EXERCISE GOAL:
Starting at the first line of the listing below, repeat each line up to and including the one containing "20.46, 22.99, 26.26, 30.61, 36.72, 45.87, 61.14, 91.69, 183.4]". Leave out pictures.
※ ※ ※
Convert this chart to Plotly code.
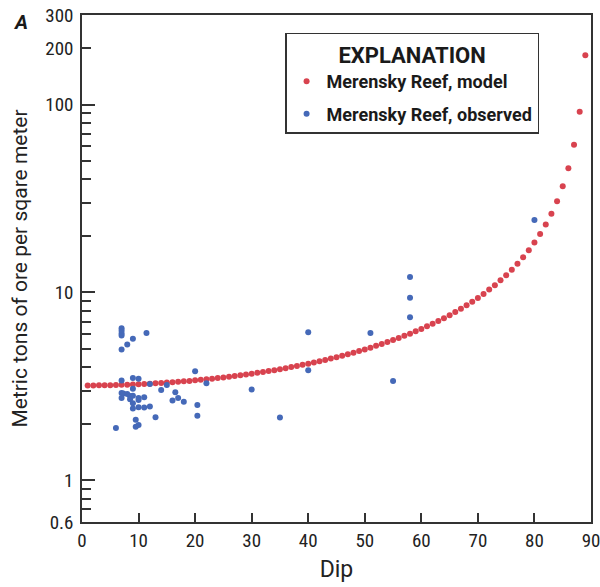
import plotly.graph_objects as go

# Model: dip (degrees) and tonnage (metric tons of ore per square meter)
model_dip = list(range(1, 90))
model_tons = [3.200, 3.202, 3.204, 3.208, 3.212, 3.218, 3.224, 3.231, 3.240, 3.249,
              3.260, 3.271, 3.284, 3.298, 3.313, 3.329, 3.346, 3.365, 3.384, 3.405,
              3.428, 3.451, 3.476, 3.503, 3.531, 3.560, 3.591, 3.624, 3.659, 3.695,
              3.733, 3.773, 3.816, 3.860, 3.906, 3.955, 4.007, 4.061, 4.118, 4.177,
              4.240, 4.306, 4.375, 4.449, 4.525, 4.607, 4.692, 4.782, 4.878, 4.978,
              5.085, 5.198, 5.317, 5.444, 5.579, 5.723, 5.875, 6.039, 6.213, 6.400,
              6.601, 6.816, 7.049, 7.300, 7.572, 7.867, 8.190, 8.542, 8.929, 9.356,
              9.829, 10.36, 10.94, 11.61, 12.36, 13.23, 14.23, 15.39, 16.77, 18.43,
              20.46, 22.99, 26.26, 30.61, 36.72, 45.87, 61.14, 91.69, 183.4]

# Observed
obs_dip = [6, 7, 7, 7, 7, 7, 8, 9, 11.4, 7, 9, 10, 12, 14, 15, 16.5, 20, 22,
           7, 7.3, 8, 8.5, 9, 9, 7, 8.5, 10, 10, 11, 9, 9, 10, 11, 12, 13,
           16, 17, 18, 20.4, 20.4, 9.5, 9.5, 10, 30, 35, 40, 40, 51, 55,
           58, 58, 58, 80]
obs_tons = [1.90, 6.45, 6.25, 6.05, 5.9, 4.97, 5.28, 5.67, 6.08, 3.40, 3.51, 3.47, 3.26, 3.03, 3.22, 2.94, 3.81, 3.29,
            2.92, 2.90, 2.88, 2.81, 2.82, 3.07, 2.74, 2.70, 2.74, 2.68, 2.77, 2.57, 2.41, 2.45, 2.44, 2.47, 2.17,
            2.66, 2.74, 2.62, 2.52, 2.21, 2.10, 1.93, 1.97, 3.04, 2.16, 6.15, 3.86, 6.08, 3.38,
            12.1, 9.37, 7.39, 24.3]

y_tickvals = [0.6, 1, 10, 100, 200, 300]
y_ticktext = ["0.6", "1", "10", "100", "200", "300"]
y_minor = [0.7, 0.8, 0.9, 2, 3, 4, 5, 6, 7, 8, 9, 20, 30, 40, 50, 60, 70, 80, 90]
y_major_long = [1, 10, 100]
x_tickvals = [0, 10, 20, 30, 40, 50, 60, 70, 80, 90]

COND = "Roboto Condensed, Liberation Sans Narrow, DejaVu Sans Condensed, sans-serif"
REG = "Roboto, Liberation Sans, sans-serif"
RED = "#d8434f"
BLUE = "#4569b8"
AX = "#333333"
TXT = "#222222"

fig = go.Figure()
fig.add_trace(go.Scatter(x=model_dip, y=model_tons, mode="markers",
                         name="Merensky Reef, model", legendgroup="model",
                         marker=dict(color=RED, size=6, line=dict(width=0))))
fig.add_trace(go.Scatter(x=obs_dip, y=obs_tons, mode="markers",
                         name="Merensky Reef, observed", legendgroup="observed",
                         marker=dict(color=BLUE, size=6, line=dict(width=0))))

fig.update_layout(
    width=600, height=587,
    margin=dict(l=82, r=9, t=15, b=65, autoexpand=False),
    paper_bgcolor="white", plot_bgcolor="white",
    font=dict(family=COND, size=19, color=TXT),
    showlegend=True,
    legend=dict(
        x=0.399, y=0.9645, xanchor="left", yanchor="top",
        bgcolor="white", bordercolor=AX, borderwidth=1.5,
        font=dict(family=REG, size=18, color="#1a1a1a", weight="bold"),
        title=dict(text="<b>EXPLANATION</b>", side="top center",
                   font=dict(family=REG, size=22, color="#1a1a1a")),
        itemsizing="trace",
        tracegroupgap=6,
        itemwidth=30,
    ),
    xaxis=dict(
        range=[0, 90], tickvals=x_tickvals, ticks="inside", ticklen=9,
        tickwidth=1.5, tickcolor=AX, showline=True, linecolor=AX, linewidth=1.5,
        mirror=True, showgrid=False, zeroline=False, automargin=False,
        ticklabeloverflow="allow",
        title=dict(text="Dip", font=dict(family=REG, size=23), standoff=10),
        tickfont=dict(size=19),
    ),
    yaxis=dict(
        type="log", range=[-0.2218, 2.4771],
        tickvals=y_tickvals, ticktext=y_ticktext, ticks="inside", ticklen=9,
        tickwidth=1.5, tickcolor=AX, showline=True, linecolor=AX, linewidth=1.5,
        mirror=True, showgrid=False, zeroline=False, automargin=False,
        ticklabeloverflow="allow", ticklabelstandoff=3,
        minor=dict(tickvals=y_minor, ticks="inside", ticklen=9, tickwidth=1.5,
                   tickcolor=AX, showgrid=False),
        title=dict(text="Metric tons of ore per sqare meter", font=dict(family=REG, size=21), standoff=12),
        tickfont=dict(size=19),
    ),
    yaxis2=dict(
        type="log", range=[-0.2218, 2.4771], overlaying="y", side="left",
        tickvals=y_major_long, showticklabels=False, ticks="inside", ticklen=13,
        tickwidth=1.5, tickcolor=AX, showline=False, showgrid=False, zeroline=False,
        automargin=False,
    ),
)

# invisible trace to activate the long-tick axis
fig.add_trace(go.Scatter(x=[None], y=[None], yaxis="y2", showlegend=False, hoverinfo="skip"))

fig.add_annotation(text="<b><i>A</i></b>", xref="paper", yref="paper",
                   x=-0.1218, y=0.986, xanchor="center", yanchor="middle",
                   showarrow=False, font=dict(family=REG, size=20, color="#1a1a1a"))

fig.write_html("out.html",
               config={"displayModeBar": False},
               post_script="document.body.style.margin='0';document.body.style.overflow='hidden';")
※ ※ ※
ANSWER TO THE EXERCISE:
Convert this chart to Plotly code.
import plotly.graph_objects as go

# Model: dip (degrees) and tonnage (metric tons of ore per square meter)
model_dip = list(range(1, 90))
model_tons = [3.200, 3.202, 3.204, 3.208, 3.212, 3.218, 3.224, 3.231, 3.240, 3.249,
              3.260, 3.271, 3.284, 3.298, 3.313, 3.329, 3.346, 3.365, 3.384, 3.405,
              3.428, 3.451, 3.476, 3.503, 3.531, 3.560, 3.591, 3.624, 3.659, 3.695,
              3.733, 3.773, 3.816, 3.860, 3.906, 3.955, 4.007, 4.061, 4.118, 4.177,
              4.240, 4.306, 4.375, 4.449, 4.525, 4.607, 4.692, 4.782, 4.878, 4.978,
              5.085, 5.198, 5.317, 5.444, 5.579, 5.723, 5.875, 6.039, 6.213, 6.400,
              6.601, 6.816, 7.049, 7.300, 7.572, 7.867, 8.190, 8.542, 8.929, 9.356,
              9.829, 10.36, 10.94, 11.61, 12.36, 13.23, 14.23, 15.39, 16.77, 18.43,
              20.46, 22.99, 26.26, 30.61, 36.72, 45.87, 61.14, 91.69, 183.4]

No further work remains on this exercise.